If they were to submit the question of the IDF soldier who shot dead the terrorist in Chevron to a referendum in Israel, there is no doubt that the vast majority would stand by him. The level of support for the soldier is tremendous.
However, a nation does not run according to public opinion surveys, but according to laws, and in the current situation in which the nation finds itself, the story of the soldier is simple.
It all begins with an attack carried out by a pair of terrorists who came to stab and murder soldiers. One of the soldiers was moderately wounded, and an officer standing next to him shot the assailant and wounded him.
So far, no one disputes that the soldiers performed ably in compliance with protocols.
The dispute begins at the next phase. From the shots fired by the officer at the stabbers, two of them were hit. One was certainly killed; but there was no certainty as to whether the second was killed or critically wounded.
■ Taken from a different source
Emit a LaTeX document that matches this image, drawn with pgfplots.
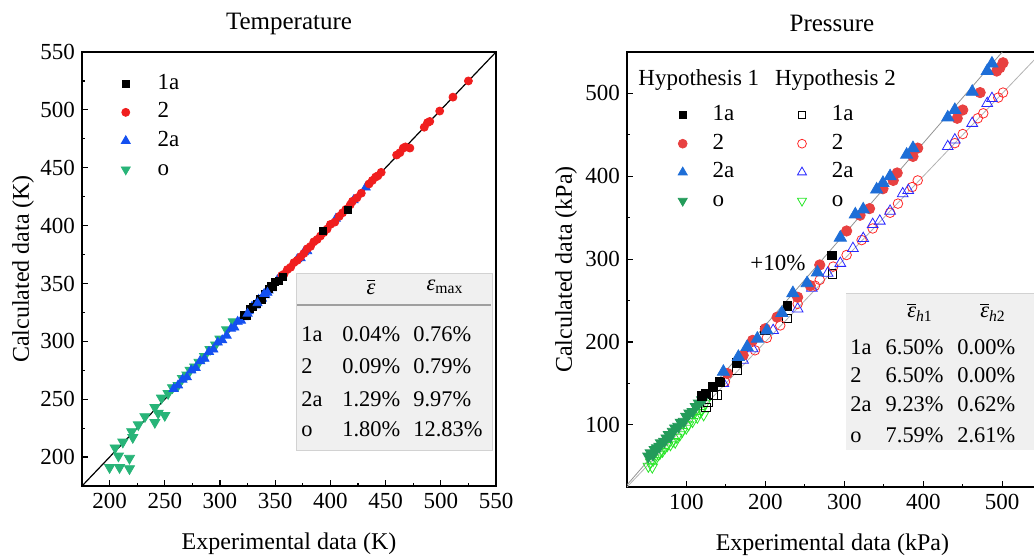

The officers and soldiers treated their wounded comrade on the spot, and an ambulance evacuated him to a hospital nearby.
No one approached the second terrorist, who had been “neutralized” and was lying on the ground (concerning which the officers were rebuked on Friday by the commander of the central district).
Why didn’t they ascertain his condition? — Since according to some of those at the scene, he was wearing a thick coat, which aroused suspicion that he was concealing in it an explosive device.
Whether that’s accurate or not, it’s impossible to know. One fact is for sure: the terrorist was lying on the ground unattended. Unchecked as to whether he posed a danger, or whether he required medical attention.
And then, some minutes later (according to the investigation of the central district commander, six minutes had passed), a platoon of the central command arrived, among whom was the soldier who shot the terrorist still lying on the ground.
According to the lawyers for the accused soldier and his family, the soldier suspected that the terrorist was liable to detonate an explosive, he was under stress, and he fired. And according to senior officials in the IDF, the soldier should not have done what he did.
Either way, the terrorist had been neutralized, and regarding the possible danger of carrying explosives, the shot fired at the terrorist was what actually endangered the soldiers. For according to orders, when confronted with such a situation, soldiers are not to fire at the terrorist, since it could set off the explosion and endanger the lives of everyone in the vicinity.
Most Israelis find it hard to understand how a combat soldier can be brought to trial for killing a terrorist who came with a knife to murder soldiers.
Definitely it is possible that the soldier did not perform exactly according to protocols. But there is no doubt that he was under stress, frightened, and if he acting wrongly, it was in the context of error and poor judgment, nothing more.
What has angered many people was not the decision to examine the incident, but the way in which senior military and civilian officials rushed to judge him even before the matter was investigated.
Suddenly, the entire government and media fell upon this young soldier, who may or may not have been guilty of wrongdoing — before anyone had even heard the soldier’s side of it.
If, in the final analysis, it emerged that the terrorist was indeed wearing an explosive belt, the accused IDF soldier would have been acclaimed as a national hero. Does an error on the wrong side of doubt make him a murderer, as he was characterized by some of his accusers?
The matter should be examined thoroughly, without the current uproar, even from within the military or from the civilian side. There is no benefit to be gained from the incitement against the IDF chief of staff, and Interior Minister Aryeh Deri was right when he said, “the postings and incitement against him deserve to be totally condemned.”
This is a classic example of an act performed in a time of emergency; and at a time like this we have to examine what happened according to the general rules of engagement in time of war, not of peace.